The casting calls were more intensive than the normal extras call most major films have with actual footage taken of applicants. In Austin one  applicant was asked to tell a story about love for the camera, while yours truly applied in Taylor and just plain jabbered on. The casting calls didn’t include the name of the film, but a closer look revealed that Buckeye Pictures--Malick’s joint—is behind the pic.
A piece of the film—possibly just pre-production—shot last fall with Christian Bale during the Austin City Limits music festival, then later with Ryan Gosling during Fun Fun Fun Fest.
The film’s logline is said to be: “Two intersecting love triangles.

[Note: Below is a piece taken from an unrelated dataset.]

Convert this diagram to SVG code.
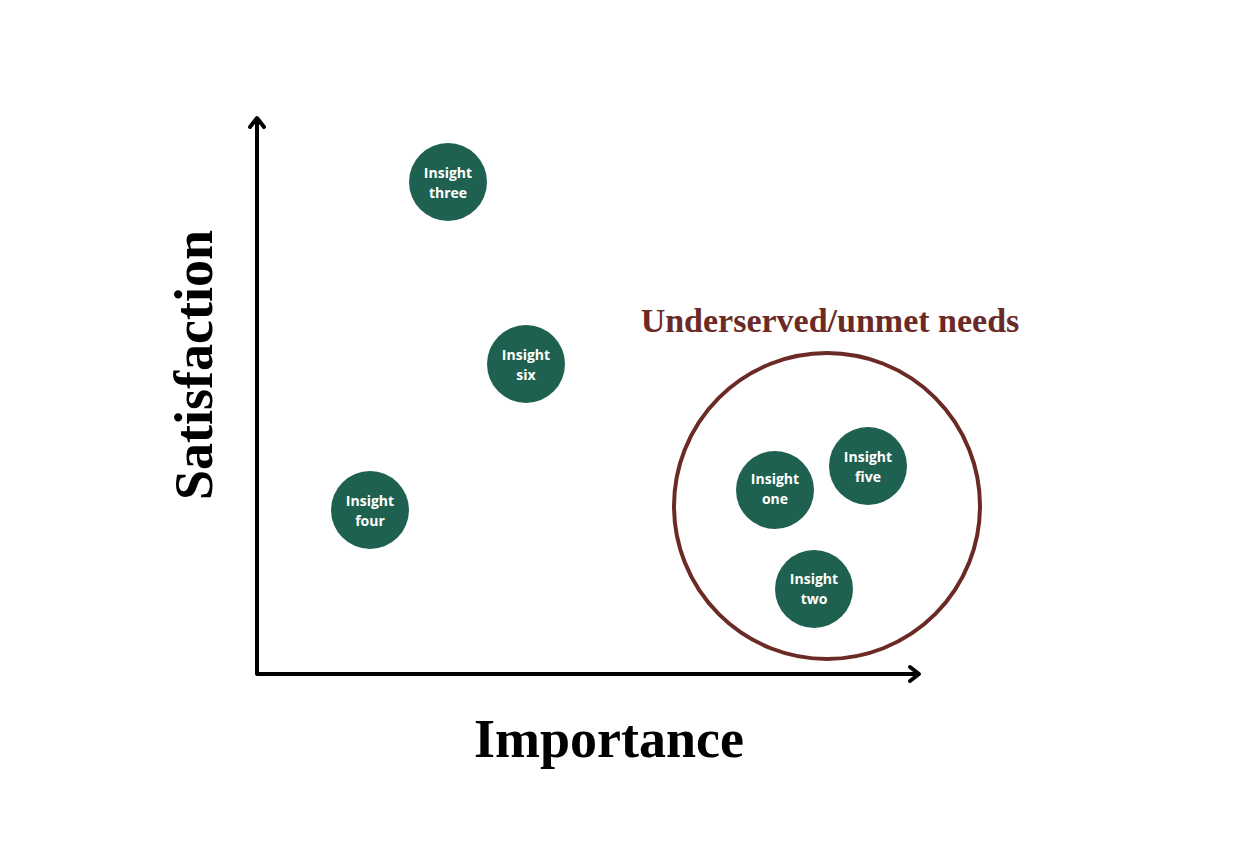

It is a story of sexual obsession and betrayal set against the music scene in Austin, Texas.”
Casting calls listed on Facebook give a hint of the extent music will play in the film. That includes a Peter Tosh look-alike, musicians, scenesters, comedians, indie bands, country club types, Latina women ages 50 and up, rappers who can freestyle, local storytellers and people from other countries.
The in-recent-years-prolific Malick has been shooting Knight of Cups this summer in Los Angeles, also with Bale and Natalie Portman, who is also said to be in the Austin project with Bale as well. Malick has been adding large casts to his recent films, with many a star ending up on the cutting room floor. Some folks conjecture that the two films are actually one and the same film. With the secrecy behind a Malick project, nothing is certain except that it will be interesting, and now that it will be shot in Central Texas.

Malick's Oklahoma-set and -shot film To the Wonder was to premiere today at the Venice Film Festival.